* The records:
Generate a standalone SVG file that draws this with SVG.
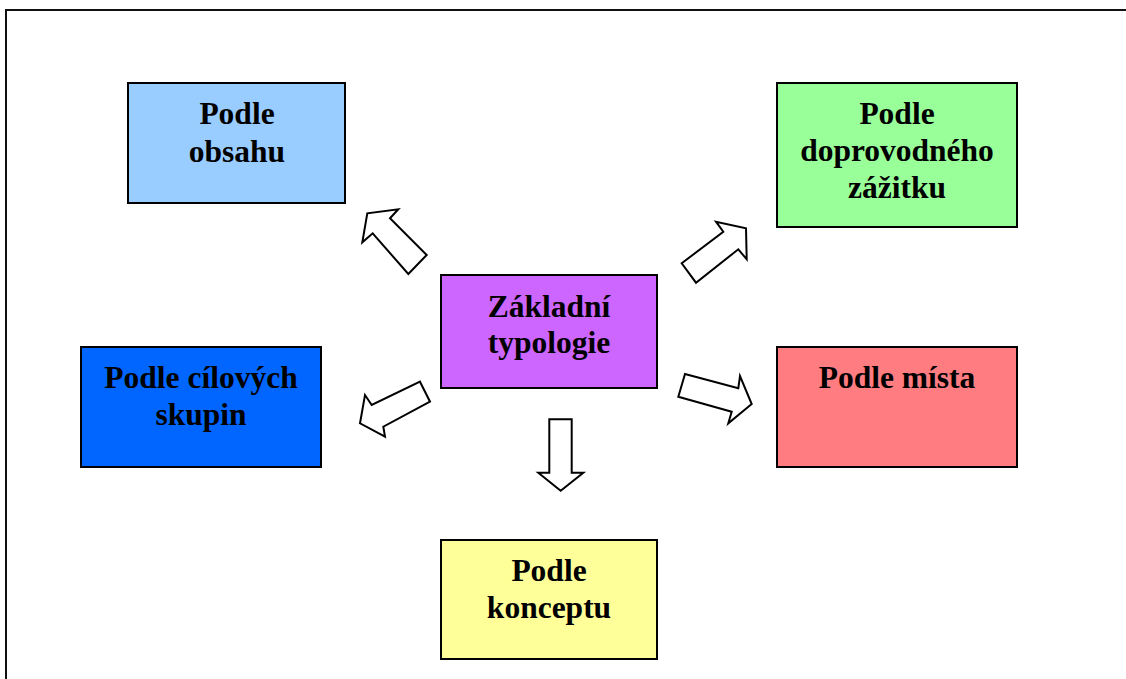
<svg xmlns="http://www.w3.org/2000/svg" width="1126" height="679" viewBox="0 0 1126 679">
<style>
.box{stroke:#000;stroke-width:2}
.t{font-family:"Liberation Serif","Times New Roman",serif;font-weight:bold;font-size:31.5px;fill:#000;text-anchor:middle}
.arr{fill:#fff;stroke:#000;stroke-width:2;stroke-linejoin:miter}
</style>
<rect x="0" y="0" width="1126" height="679" fill="#fff"/>
<rect x="6" y="10" width="1200" height="800" fill="none" stroke="#111" stroke-width="2"/>
<g id="obsahu">
<rect class="box" x="128" y="83" width="217" height="120" fill="#99CCFF"/>
<text class="t" x="237" y="124">Podle</text>
<text class="t" x="237" y="162">obsahu</text>
</g>
<g id="zazitku">
<rect class="box" x="777" y="83" width="240" height="144" fill="#99FF99"/>
<text class="t" x="897" y="124">Podle</text>
<text class="t" x="897" y="161">doprovodného</text>
<text class="t" x="897" y="198">zážitku</text>
</g>
<g id="zakladni">
<rect class="box" x="441" y="275" width="216" height="113" fill="#CC66FF"/>
<text class="t" x="549" y="317">Základní</text>
<text class="t" x="549" y="353">typologie</text>
</g>
<g id="cilovych">
<rect class="box" x="81" y="347" width="240" height="120" fill="#0066FF"/>
<text class="t" x="201" y="388">Podle cílových</text>
<text class="t" x="201" y="425">skupin</text>
</g>
<g id="mista">
<rect class="box" x="777" y="347" width="240" height="120" fill="#FF7C80"/>
<text class="t" x="897" y="388">Podle místa</text>
</g>
<g id="konceptu">
<rect class="box" x="441" y="540" width="216" height="119" fill="#FFFF99"/>
<text class="t" x="549" y="581">Podle</text>
<text class="t" x="549" y="618">konceptu</text>
</g>
<g id="connectors">
<polygon class="arr" points="408.3,274 426.7,255 390,218.3 398.3,209.3 367.3,213.3 362.3,242.3 372.7,233.3"/>
<polygon class="arr" points="681.7,263.3 723.3,231.7 716,221.7 746,228.3 746.7,259.3 738.3,249.3 696,282.7"/>
<polygon class="arr" points="420,381.7 430,401.7 383.3,426.7 385,436.7 360,423.3 365,395 371.7,405"/>
<polygon class="arr" points="685,374 738.3,388.3 740,376 751.7,404 728.3,423.3 731.7,411.7 678.3,396.7"/>
<polygon class="arr" points="549.3,419.3 571.7,419.3 571.7,472.7 583.3,472.7 560.7,490.7 538.3,472.7 549.3,472.7"/>
</g>
</svg>
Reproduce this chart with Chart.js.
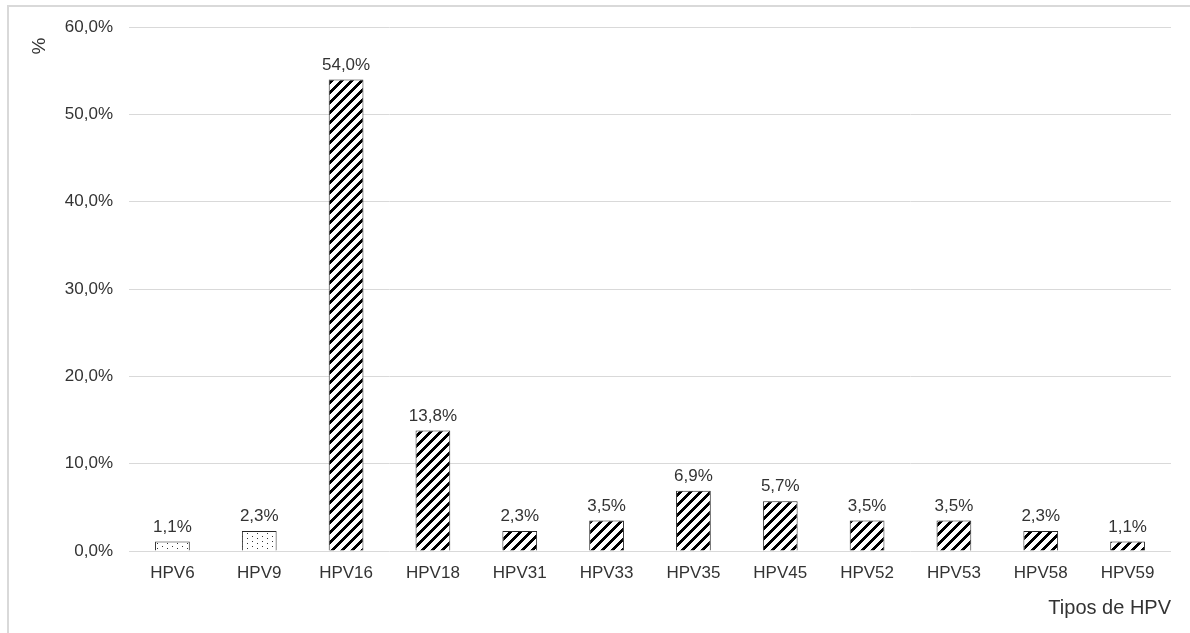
<!DOCTYPE html>
<html>
<head>
<meta charset="utf-8">
<script src="https://cdn.jsdelivr.net/npm/chart.js@4"></script>
<style>
  html, body { margin: 0; padding: 0; background: #fff; }
  #wrap { position: relative; width: 1190px; height: 633px; overflow: hidden; }
  #frame { position: absolute; left: 7px; top: 5px; width: 1200px; height: 700px;
           border-top: 2px solid #d9d9d9; border-left: 2px solid #d9d9d9; box-sizing: border-box; }
  canvas { position: absolute; left: 0; top: 0; }
</style>
</head>
<body>
<div id="wrap">
  <div id="frame"></div>
  <canvas id="hpvChart" width="1190" height="633"></canvas>
</div>
<script>
// Tipos de HPV e prevalência (%)
const tipos = ['HPV6', 'HPV9', 'HPV16', 'HPV18', 'HPV31', 'HPV33', 'HPV35', 'HPV45', 'HPV52', 'HPV53', 'HPV58', 'HPV59'];
const percentuais = [1.1, 2.3, 54.0, 13.8, 2.3, 3.5, 6.9, 5.7, 3.5, 3.5, 2.3, 1.1];
// tipos de baixo risco recebem padrão pontilhado, os demais listrado
const baixoRisco = ['HPV6', 'HPV9'];
const yTicks = [0, 10, 20, 30, 40, 50, 60];

const FONTE = "'Liberation Sans', Arial, sans-serif";
const COR_TEXTO = '#333333';

function fmt(v) {
    return v.toFixed(1).replace('.', ',') + '%';
}

// padrão de listras diagonais largas (/)
function padraoListras() {
    const c = document.createElement('canvas');
    c.width = 10; c.height = 10;
    const g = c.getContext('2d');
    g.fillStyle = '#fff';
    g.fillRect(0, 0, 10, 10);
    g.fillStyle = '#000';
    for (let x = 0; x < 10; x++) {
        for (let y = 0; y < 10; y++) {
            if ((x + y) % 10 < 4) g.fillRect(x, y, 1, 1);
        }
    }
    return g.createPattern(c, 'repeat');
}

// padrão de pontos esparsos (grade escalonada)
function padraoPontos() {
    const c = document.createElement('canvas');
    c.width = 10; c.height = 10;
    const g = c.getContext('2d');
    g.fillStyle = '#fff';
    g.fillRect(0, 0, 10, 10);
    g.fillStyle = '#333';
    [[2, 1], [7, 3], [2, 6], [7, 8]].forEach(([x, y]) => g.fillRect(x, y, 1, 1));
    return g.createPattern(c, 'repeat');
}

const listras = padraoListras();
const pontos = padraoPontos();

// rótulos de valor acima de cada barra e título vertical "%"
const rotulosValor = {
    id: 'rotulosValor',
    afterDatasetsDraw(chart) {
        const ctx = chart.ctx;
        const meta = chart.getDatasetMeta(0);
        ctx.save();
        ctx.font = '17px ' + FONTE;
        ctx.fillStyle = COR_TEXTO;
        ctx.textAlign = 'center';
        ctx.textBaseline = 'bottom';
        meta.data.forEach((bar, i) => {
            ctx.fillText(fmt(percentuais[i]), bar.x, bar.y - 6);
        });
        // título do eixo y
        ctx.translate(40, 46);
        ctx.rotate(-Math.PI / 2);
        ctx.font = '19px ' + FONTE;
        ctx.textBaseline = 'middle';
        ctx.fillText('%', 0, 0);
        ctx.restore();
    }
};

const ctx = document.getElementById('hpvChart').getContext('2d');
const chart = new Chart(ctx, {
    type: 'bar',
    data: {
        labels: tipos,
        datasets: [{
            data: percentuais,
            backgroundColor: tipos.map(t => baixoRisco.includes(t) ? pontos : listras),
            borderColor: '#262626',
            borderWidth: 1,
            barPercentage: 0.4,
            categoryPercentage: 1.0
        }]
    },
    options: {
        responsive: false,
        animation: false,
        devicePixelRatio: 1,
        layout: { padding: { left: 0, right: 19, top: 27, bottom: 0 } },
        plugins: {
            legend: { display: false },
            tooltip: { enabled: false }
        },
        scales: {
            x: {
                grid: { display: false, drawTicks: false },
                border: { display: false },
                ticks: {
                    color: COR_TEXTO,
                    font: { family: FONTE, size: 17 },
                    padding: 12,
                    maxRotation: 0
                },
                title: {
                    display: true,
                    text: 'Tipos de HPV',
                    align: 'end',
                    color: COR_TEXTO,
                    font: { family: FONTE, size: 20 },
                    padding: { top: 0, bottom: 13 }
                },
                afterFit(scale) { scale.height = 633 - 551; }
            },
            y: {
                min: 0,
                max: 60,
                afterBuildTicks(scale) {
                    scale.ticks = yTicks.map(v => ({ value: v }));
                },
                grid: { color: '#d9d9d9', lineWidth: 1, drawTicks: false },
                border: { display: false },
                ticks: {
                    color: COR_TEXTO,
                    font: { family: FONTE, size: 17 },
                    padding: 16,
                    callback: v => fmt(v)
                },
                afterFit(scale) { scale.width = 129; }
            }
        }
    },
    plugins: [rotulosValor]
});
</script>
</body>
</html>
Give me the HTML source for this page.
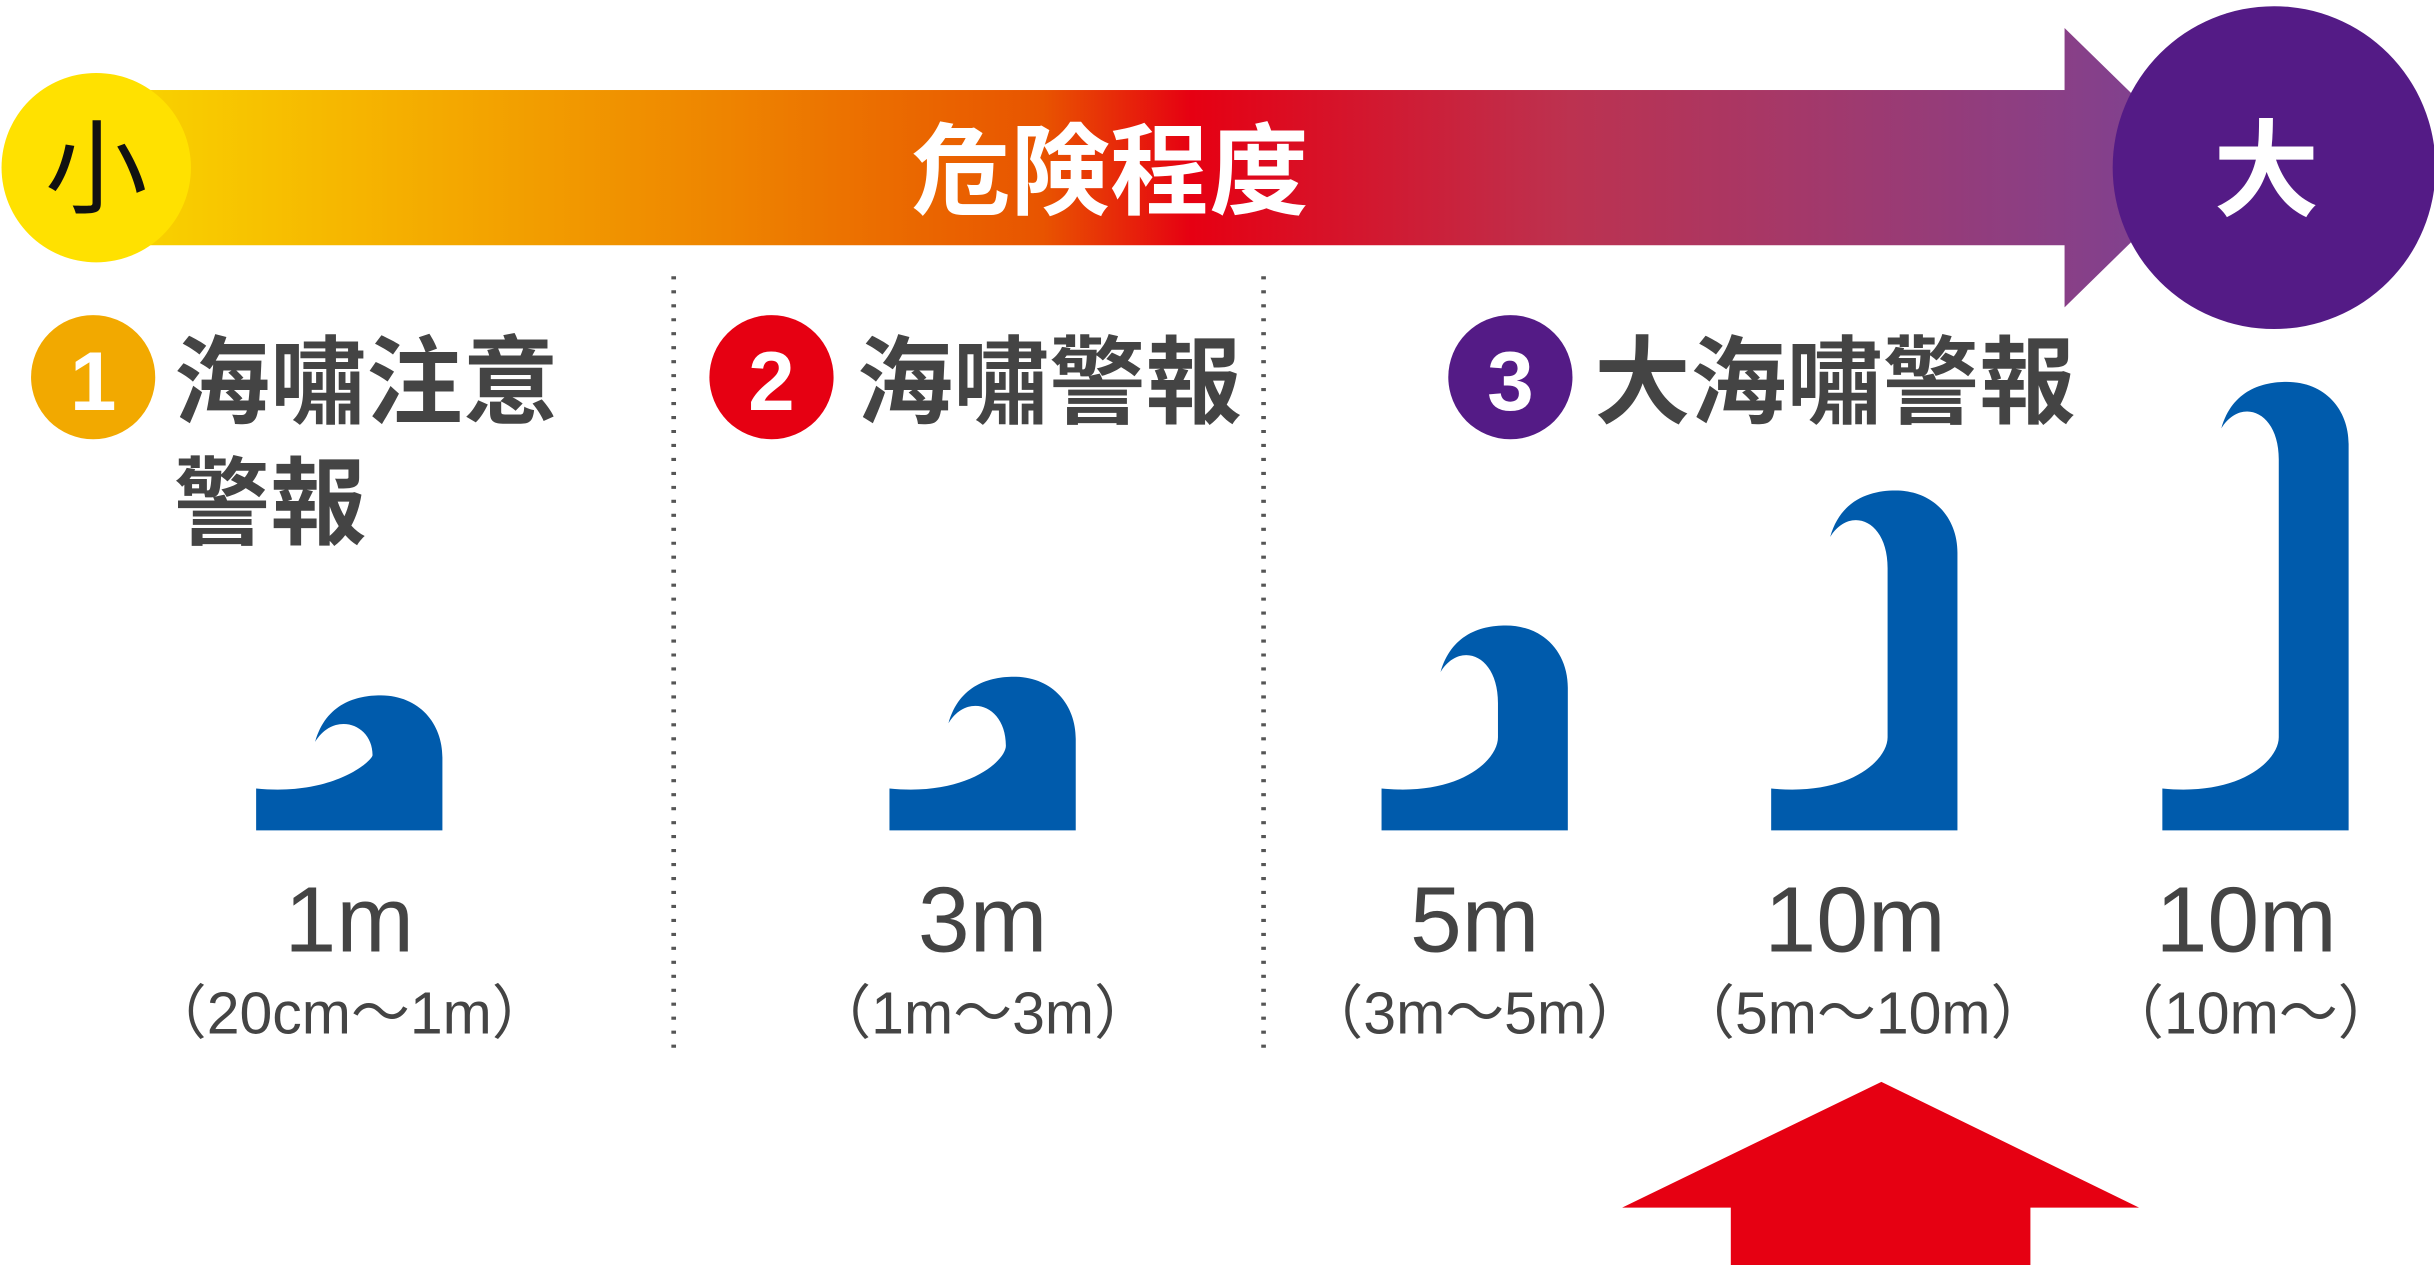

* What is being asked:
Skipping the pictures, transcribe each line above exactly as it appears.

* Finished answer:
Generate a standalone SVG file that draws this with SVG.
<svg xmlns="http://www.w3.org/2000/svg" width="1126" height="679" viewBox="0 0 1126 679">
<style>
.box{stroke:#000;stroke-width:2}
.t{font-family:"Liberation Serif","Times New Roman",serif;font-weight:bold;font-size:31.5px;fill:#000;text-anchor:middle}
.arr{fill:#fff;stroke:#000;stroke-width:2;stroke-linejoin:miter}
</style>
<rect x="0" y="0" width="1126" height="679" fill="#fff"/>
<rect x="6" y="10" width="1200" height="800" fill="none" stroke="#111" stroke-width="2"/>
<g id="obsahu">
<rect class="box" x="128" y="83" width="217" height="120" fill="#99CCFF"/>
<text class="t" x="237" y="124">Podle</text>
<text class="t" x="237" y="162">obsahu</text>
</g>
<g id="zazitku">
<rect class="box" x="777" y="83" width="240" height="144" fill="#99FF99"/>
<text class="t" x="897" y="124">Podle</text>
<text class="t" x="897" y="161">doprovodného</text>
<text class="t" x="897" y="198">zážitku</text>
</g>
<g id="zakladni">
<rect class="box" x="441" y="275" width="216" height="113" fill="#CC66FF"/>
<text class="t" x="549" y="317">Základní</text>
<text class="t" x="549" y="353">typologie</text>
</g>
<g id="cilovych">
<rect class="box" x="81" y="347" width="240" height="120" fill="#0066FF"/>
<text class="t" x="201" y="388">Podle cílových</text>
<text class="t" x="201" y="425">skupin</text>
</g>
<g id="mista">
<rect class="box" x="777" y="347" width="240" height="120" fill="#FF7C80"/>
<text class="t" x="897" y="388">Podle místa</text>
</g>
<g id="konceptu">
<rect class="box" x="441" y="540" width="216" height="119" fill="#FFFF99"/>
<text class="t" x="549" y="581">Podle</text>
<text class="t" x="549" y="618">konceptu</text>
</g>
<g id="connectors">
<polygon class="arr" points="408.3,274 426.7,255 390,218.3 398.3,209.3 367.3,213.3 362.3,242.3 372.7,233.3"/>
<polygon class="arr" points="681.7,263.3 723.3,231.7 716,221.7 746,228.3 746.7,259.3 738.3,249.3 696,282.7"/>
<polygon class="arr" points="420,381.7 430,401.7 383.3,426.7 385,436.7 360,423.3 365,395 371.7,405"/>
<polygon class="arr" points="685,374 738.3,388.3 740,376 751.7,404 728.3,423.3 731.7,411.7 678.3,396.7"/>
<polygon class="arr" points="549.3,419.3 571.7,419.3 571.7,472.7 583.3,472.7 560.7,490.7 538.3,472.7 549.3,472.7"/>
</g>
</svg>
Reproduce this chart with Chart.js.
<!DOCTYPE html>
<html>
<head>
<meta charset="utf-8">
<script src="https://cdn.jsdelivr.net/npm/chart.js@4"></script>
<style>
  html, body { margin: 0; padding: 0; background: #fff; }
  #wrap { position: relative; width: 1190px; height: 633px; overflow: hidden; }
  #frame { position: absolute; left: 7px; top: 5px; width: 1200px; height: 700px;
           border-top: 2px solid #d9d9d9; border-left: 2px solid #d9d9d9; box-sizing: border-box; }
  canvas { position: absolute; left: 0; top: 0; }
</style>
</head>
<body>
<div id="wrap">
  <div id="frame"></div>
  <canvas id="hpvChart" width="1190" height="633"></canvas>
</div>
<script>
// Tipos de HPV e prevalência (%)
const tipos = ['HPV6', 'HPV9', 'HPV16', 'HPV18', 'HPV31', 'HPV33', 'HPV35', 'HPV45', 'HPV52', 'HPV53', 'HPV58', 'HPV59'];
const percentuais = [1.1, 2.3, 54.0, 13.8, 2.3, 3.5, 6.9, 5.7, 3.5, 3.5, 2.3, 1.1];
// tipos de baixo risco recebem padrão pontilhado, os demais listrado
const baixoRisco = ['HPV6', 'HPV9'];
const yTicks = [0, 10, 20, 30, 40, 50, 60];

const FONTE = "'Liberation Sans', Arial, sans-serif";
const COR_TEXTO = '#333333';

function fmt(v) {
    return v.toFixed(1).replace('.', ',') + '%';
}

// padrão de listras diagonais largas (/)
function padraoListras() {
    const c = document.createElement('canvas');
    c.width = 10; c.height = 10;
    const g = c.getContext('2d');
    g.fillStyle = '#fff';
    g.fillRect(0, 0, 10, 10);
    g.fillStyle = '#000';
    for (let x = 0; x < 10; x++) {
        for (let y = 0; y < 10; y++) {
            if ((x + y) % 10 < 4) g.fillRect(x, y, 1, 1);
        }
    }
    return g.createPattern(c, 'repeat');
}

// padrão de pontos esparsos (grade escalonada)
function padraoPontos() {
    const c = document.createElement('canvas');
    c.width = 10; c.height = 10;
    const g = c.getContext('2d');
    g.fillStyle = '#fff';
    g.fillRect(0, 0, 10, 10);
    g.fillStyle = '#333';
    [[2, 1], [7, 3], [2, 6], [7, 8]].forEach(([x, y]) => g.fillRect(x, y, 1, 1));
    return g.createPattern(c, 'repeat');
}

const listras = padraoListras();
const pontos = padraoPontos();

// rótulos de valor acima de cada barra e título vertical "%"
const rotulosValor = {
    id: 'rotulosValor',
    afterDatasetsDraw(chart) {
        const ctx = chart.ctx;
        const meta = chart.getDatasetMeta(0);
        ctx.save();
        ctx.font = '17px ' + FONTE;
        ctx.fillStyle = COR_TEXTO;
        ctx.textAlign = 'center';
        ctx.textBaseline = 'bottom';
        meta.data.forEach((bar, i) => {
            ctx.fillText(fmt(percentuais[i]), bar.x, bar.y - 6);
        });
        // título do eixo y
        ctx.translate(40, 46);
        ctx.rotate(-Math.PI / 2);
        ctx.font = '19px ' + FONTE;
        ctx.textBaseline = 'middle';
        ctx.fillText('%', 0, 0);
        ctx.restore();
    }
};

const ctx = document.getElementById('hpvChart').getContext('2d');
const chart = new Chart(ctx, {
    type: 'bar',
    data: {
        labels: tipos,
        datasets: [{
            data: percentuais,
            backgroundColor: tipos.map(t => baixoRisco.includes(t) ? pontos : listras),
            borderColor: '#262626',
            borderWidth: 1,
            barPercentage: 0.4,
            categoryPercentage: 1.0
        }]
    },
    options: {
        responsive: false,
        animation: false,
        devicePixelRatio: 1,
        layout: { padding: { left: 0, right: 19, top: 27, bottom: 0 } },
        plugins: {
            legend: { display: false },
            tooltip: { enabled: false }
        },
        scales: {
            x: {
                grid: { display: false, drawTicks: false },
                border: { display: false },
                ticks: {
                    color: COR_TEXTO,
                    font: { family: FONTE, size: 17 },
                    padding: 12,
                    maxRotation: 0
                },
                title: {
                    display: true,
                    text: 'Tipos de HPV',
                    align: 'end',
                    color: COR_TEXTO,
                    font: { family: FONTE, size: 20 },
                    padding: { top: 0, bottom: 13 }
                },
                afterFit(scale) { scale.height = 633 - 551; }
            },
            y: {
                min: 0,
                max: 60,
                afterBuildTicks(scale) {
                    scale.ticks = yTicks.map(v => ({ value: v }));
                },
                grid: { color: '#d9d9d9', lineWidth: 1, drawTicks: false },
                border: { display: false },
                ticks: {
                    color: COR_TEXTO,
                    font: { family: FONTE, size: 17 },
                    padding: 16,
                    callback: v => fmt(v)
                },
                afterFit(scale) { scale.width = 129; }
            }
        }
    },
    plugins: [rotulosValor]
});
</script>
</body>
</html>
Give me the HTML source for this page.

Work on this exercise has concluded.